Images posted with this blog entry (in reverse order!): 1) performing at Birla Academy; 2) my new sarode! (in back); 3) Alam at Dover Lane; 4) performance space at Spandan; 5,6) the Spandan location off Park Street; 7,8) in the garage.
On January 22nd I got the new sarode I ordered from Naba Kumar Kanji. I had talked with him about placing the order two years ago when he made a small scale instrument for me that I like very much. The idea was for him to make an instrument that very closely duplicated all the dimensions of my concert sarode, so that I could pick it up and play it without needing to adjust. He had put aside a piece of teak for me that he would use to make a one-piece instrument. I practiced on the new instrument for 3 days while Naba had my sarode to put on a new skin, and I think it has a lot of potential.
On the 26th I played a program sponsored by Spandan, an art gallery space on Park Street, arranged by and also featuring a very fine vocalist, Koushik Bhattacharjee. The location was very interesting. Park Street is one of the major commercial streets in Kolkata, with fancy hotels and restaurants and shops, so I wondered where this venue would be. Just a block or so east and away from the fancy part of the street, the car pulls into a driveway and then into a “courtyard” of a complex of semi-ruined buildings, looking on the verge of falling down, with a row of shacks lining the open area. The property must have been a grand house back in the day, not sure what or when that day was, with a port-cochere and grand staircases. Spandan rents a set of rooms on the second floor that serves as an exhibition space and a very small performance space. The organization draws a warm and knowledgeable audience. It seemed pretty silly to be using a big sound system in such a small room, but that seems to be what every artist and audience expects. Poking around the property while waiting around, I came upon the wreck of a wonderful old sedan from the 1940s, pre-independence I’m sure. I couldn’t see what kind of car it was. Khansahib and others have told stories about driving all over India in big cars in those days, and I guess it must have been in a car like this one. It seems so far removed from the cars in use today, even the ubiquitous Ambassadors.

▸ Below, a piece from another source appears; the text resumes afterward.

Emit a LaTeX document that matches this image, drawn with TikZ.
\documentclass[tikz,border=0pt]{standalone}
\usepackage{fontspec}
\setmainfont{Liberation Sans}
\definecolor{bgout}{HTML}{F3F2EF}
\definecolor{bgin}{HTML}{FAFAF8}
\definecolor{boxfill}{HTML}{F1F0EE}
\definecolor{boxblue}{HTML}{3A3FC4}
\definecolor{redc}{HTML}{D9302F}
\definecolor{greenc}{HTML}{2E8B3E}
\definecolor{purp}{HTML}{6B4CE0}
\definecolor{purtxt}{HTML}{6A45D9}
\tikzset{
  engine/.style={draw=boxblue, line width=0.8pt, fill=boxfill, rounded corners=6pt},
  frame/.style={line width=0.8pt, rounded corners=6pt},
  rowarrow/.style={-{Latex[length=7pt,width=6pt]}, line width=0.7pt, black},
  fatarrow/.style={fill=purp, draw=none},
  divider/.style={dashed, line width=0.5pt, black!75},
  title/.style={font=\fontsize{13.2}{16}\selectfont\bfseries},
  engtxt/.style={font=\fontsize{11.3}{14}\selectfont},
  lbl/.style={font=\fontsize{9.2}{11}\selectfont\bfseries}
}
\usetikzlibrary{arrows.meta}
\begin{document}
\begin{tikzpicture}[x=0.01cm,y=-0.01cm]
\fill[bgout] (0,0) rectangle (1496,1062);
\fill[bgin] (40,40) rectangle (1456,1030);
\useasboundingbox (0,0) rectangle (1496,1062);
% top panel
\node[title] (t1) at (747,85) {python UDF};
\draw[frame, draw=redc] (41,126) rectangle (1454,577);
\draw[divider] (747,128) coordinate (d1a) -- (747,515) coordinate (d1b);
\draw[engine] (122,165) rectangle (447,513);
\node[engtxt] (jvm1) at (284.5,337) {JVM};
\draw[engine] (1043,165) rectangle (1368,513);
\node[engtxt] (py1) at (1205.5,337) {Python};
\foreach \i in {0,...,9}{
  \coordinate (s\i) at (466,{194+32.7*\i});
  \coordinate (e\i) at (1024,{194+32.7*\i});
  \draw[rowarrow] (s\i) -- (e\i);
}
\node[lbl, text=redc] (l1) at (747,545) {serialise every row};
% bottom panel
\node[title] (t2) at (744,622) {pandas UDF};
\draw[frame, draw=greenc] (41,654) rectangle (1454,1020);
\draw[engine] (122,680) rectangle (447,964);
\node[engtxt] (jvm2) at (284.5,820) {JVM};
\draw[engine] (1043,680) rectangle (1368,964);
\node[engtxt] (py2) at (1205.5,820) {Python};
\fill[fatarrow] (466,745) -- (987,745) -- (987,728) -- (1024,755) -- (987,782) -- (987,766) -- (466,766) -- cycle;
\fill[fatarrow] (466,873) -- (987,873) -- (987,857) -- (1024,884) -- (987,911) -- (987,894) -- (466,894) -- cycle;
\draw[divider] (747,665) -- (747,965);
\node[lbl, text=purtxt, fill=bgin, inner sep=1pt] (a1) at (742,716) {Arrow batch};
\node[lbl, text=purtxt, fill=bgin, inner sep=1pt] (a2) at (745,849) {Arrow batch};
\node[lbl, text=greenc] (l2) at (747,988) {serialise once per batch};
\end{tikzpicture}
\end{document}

Koushik had also invited Arup Sen Gupta and I to do a program at a community center near his home in a district of Howrah called Sankrail, across the river from Kolkata. The iPhone GPS and map showed the area to be a kind of blank space., and it seemed to take nearly forever to get to, following a smaller and smaller road along the shore of the river into the country. The hosts had set up a massive sound system in a very small room, but with more speakers outside, so that everyone in the neighborhood heard all the announcements and the music, whether they wanted to or not. The second half of the program featured a chorus of teen-age girls that Koushik had taught to sing pieces composed in classical ragas like Yaman but using words from popular songs in Bengali. The girls were all dressed in red and white sari costumes, and were clearly overjoyed to be performing. They thought it was a very big deal that these outsiders, including a foreigner, had come to listen to them. Koushik lives and has his school nearby in a village called Andul, in the house where his grandfather lived, and is the third generation of professional musician teaching there. It’s a very charming scene that he has set up for himself, and he smiles all the time with good reason, I think.

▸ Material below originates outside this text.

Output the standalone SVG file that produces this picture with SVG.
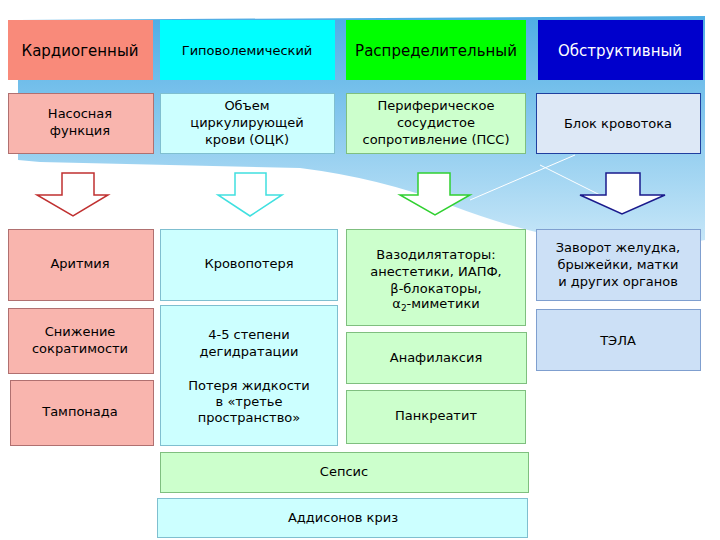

My last day in Kolkata was spent dealing with one crisis after another. I had stupidly lost my ATM card by leaving it in the cash machine (!), so I had to arrange to get a large amount of money by other means to pay off the guest house, etc., etc. The I had to figure out whether it would be possible to get the new sarode shipped back to the US and avoid the hassle of taking it to Mumbai and then talking it home as a third piece of checked baggage, dealing with customs, excess baggage charges, etc. I had thought I had that under control, and that I was going to give the sarode to be shipped to the Ali Akbar College at some later time. Unfortunately, or perhaps fortunately, the person in Kolkata in charge of arranging shipments to the College was vey obnoxious and totally uncooperative. Naba, the sarode maker, saved the day for me. We could really hardly speak to each other, with our very limited mutual language skills, but he let me know that he had worked with a shipping agent and had had no problems. So I brought the sarode to that agent, and it was great. I paid him somewhat less than it would have cost to keep the sarode with me and take it as baggage, and he took it away and took care of everything. It would have been such a hassle, and instead a got an email from him with a Fedex tracking number and I watched online as my sarode transited Mumbai, then Paris, on to Knoxville, Tennessee and then to Los Angeles. It arrived at my door the same day I did. For a place where things often operate in some very strange and bizarre way, sometimes things in India work amazingly well.